Israel-based start-up ARMO has raised $30m in a Series A funding round to build Kubescape, an end-to-end open-source Kubernetes security platform.

The funding round was led by Tiger Global and included Hyperwise Ventures as well.

ARMO’s existing investors Peled Ventures and Pitango First also took part in the round.

The Israeli start-up claimed that the funding will help it ensure an open, transparent and completely customisable security solution for the whole Kubernetes community.

Tiger Global partner John Curtius said: “Kubernetes is open source, and Kubernetes security should be open source too, following the same culture of transparency and collaboration.

“ARMO is unique because they’re committed to a complete open source security solution for Kubernetes, so everyone can benefit from – and contribute to – the most secure platform available.”

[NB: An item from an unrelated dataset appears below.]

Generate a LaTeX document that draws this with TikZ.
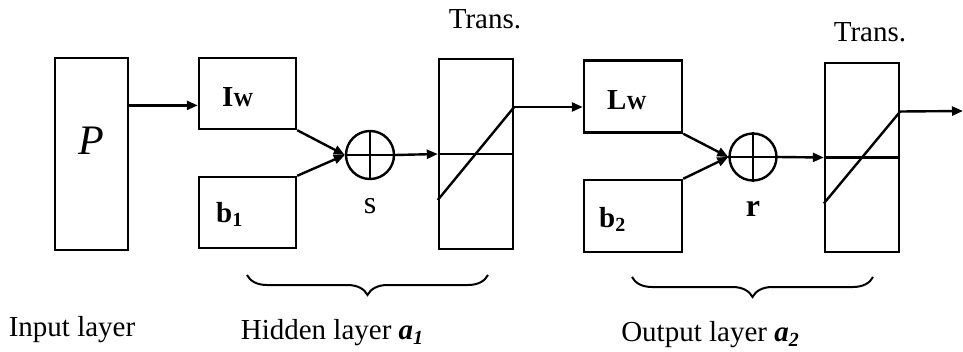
\documentclass[tikz,border=0pt]{standalone}
\usepackage{fontspec}
\setmainfont{Liberation Serif}
\usetikzlibrary{calc,arrows.meta,decorations.pathreplacing}
\begin{document}
\begin{tikzpicture}[x=1pt,y=-1pt,line width=2.4pt,
  box/.style={draw,rectangle,inner sep=0pt},
  sumc/.style={draw,circle,minimum size=48pt,inner sep=0pt},
  lbl/.style={font=\fontsize{29}{31}\selectfont,inner sep=0pt},
  arr/.style={-{Triangle[length=11pt,width=9pt]}},
  brc/.style={decorate,decoration={brace,amplitude=20pt,mirror},line width=2pt}]
\useasboundingbox (0,0) rectangle (963,351);
% boxes
\node[box,minimum width=73pt,minimum height=192pt] (P) at (91.5,154) {};
\node[lbl,font=\fontsize{42}{44}\selectfont\itshape] (Ptxt) at (91.5,141) {P};
\node[box,minimum width=97pt,minimum height=71pt] (Iw) at (247.5,93.5) {};
\node[lbl,anchor=west] (Iwt) at (221,97) {\textbf{I}{\fontsize{20}{20}\selectfont\bfseries W}};
\node[box,minimum width=97pt,minimum height=71pt] (b1) at (247.5,212.5) {};
\node[lbl,anchor=west] (b1t) at (215,214) {\textbf{b}\raisebox{-0.3ex}{\fontsize{20}{20}\selectfont\bfseries 1}};
\node[sumc] (s1) at (370,155) {};
\node[lbl,font=\fontsize{32}{34}\selectfont] (st) at (370,206) {s};
\node[box,minimum width=74pt,minimum height=190pt] (T1) at (476,154) {};
\node[lbl] (T1t) at (485,19) {Trans.};
\node[box,minimum width=98pt,minimum height=72pt] (Lw) at (633,96.5) {};
\node[lbl,anchor=west] (Lwt) at (606,100) {\textbf{L}{\fontsize{20}{20}\selectfont\bfseries W}};
\node[box,minimum width=98pt,minimum height=72pt] (b2) at (633,216) {};
\node[lbl,anchor=west] (b2t) at (598,219) {\textbf{b}\raisebox{-0.3ex}{\fontsize{20}{20}\selectfont\bfseries 2}};
\node[sumc,minimum size=47pt] (s2) at (753,157) {};
\node[lbl,font=\fontsize{32}{34}\selectfont\bfseries] (rt) at (753,209) {r};
\node[box,minimum width=74pt,minimum height=189pt] (T2) at (862,157.5) {};
\node[lbl] (T2t) at (870,32) {Trans.};
% sum crosses
\draw (s1.north) -- (s1.south);
\draw (s2.north) -- (s2.south);
% transfer function lines
\draw (T1.west) -- (T1.east);
\draw ($(T1.west)+(0,46)$) coordinate (T1lo) -- ($(T1.east)+(0,-47)$) coordinate (T1hi);
\draw (T2.west) -- (T2.east);
\draw ($(T2.west)+(0,46)$) coordinate (T2lo) -- ($(T2.east)+(0,-46)$) coordinate (T2hi);
% connectors
\coordinate (Pout) at ($(P.north east)!0.25!(P.south east)$);
\draw[arr] (Pout) -- (Pout -| Iw.west);
\draw[arr] (Iw.south east) -- (s1.west);
\draw[arr] (b1.north east) -- (s1.west);
\draw (s1.west) -- (s1.east);
\draw[arr] (s1.east) -- (T1.west);
\draw[arr] (T1hi) -- (T1hi -| Lw.west);
\draw[arr] (Lw.south east) -- (s2.west);
\draw[arr] (b2.north east) -- (s2.west);
\draw (s2.west) -- (s2.east);
\draw[arr] (s2.east) -- (T2.west);
\coordinate (out) at (963,111);
\draw[arr] (T2hi) -- (out);
% braces
\draw[brc] (247,275) -- (488,275);
\draw[brc] (632,277) -- (873,277);
% layer labels
\node[lbl] (in) at (72,330) {Input layer};
\node[lbl] (hid) at (332,333) {Hidden layer \textbf{\textit{a}}\raisebox{-0.35ex}{\fontsize{20}{20}\selectfont\bfseries\itshape 1}};
\node[lbl] (outl) at (710,335) {Output layer \textbf{\textit{a}}\raisebox{-0.35ex}{\fontsize{20}{20}\selectfont\bfseries\itshape 2}};
\end{tikzpicture}
\end{document}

Kubescape is said to offer multi-cloud Kubernetes single pane of glass, including security compliance, risk analysis, role-based access control (RBAC) visualiser, and image vulnerabilities scanning.

It scans configuration files, Kubernetes clusters and worker nodes to check for misconfigurations and known vulnerabilities based on MITRE ATT&CK, NSA-CISA hardening guidance, and other DevOps frameworks and vulnerability databases.

Its RBAC module visualises the connection of roles and privileges between various parts of a Kubernetes cluster.

With the proceeds from the Series A round, ARMO plans to expand, open additional offices, and recruit globally to bring more developers to work on Kubescape. The Israeli start-up will also use the investment to expand its product as well as marketing teams.

ARMO CEO and co-founder Shauli Rozen said: “DevOps teams are responsible for the security of Kubernetes and they prefer to use an open source for it, but they also need the solution to be end-to-end and fit natively into their existing stack.

“Companies are being forced to choose: either try to integrate several different open-source tools together or commit to a proprietary solution that you can’t adapt, access the code, influence the roadmap or contribute to.”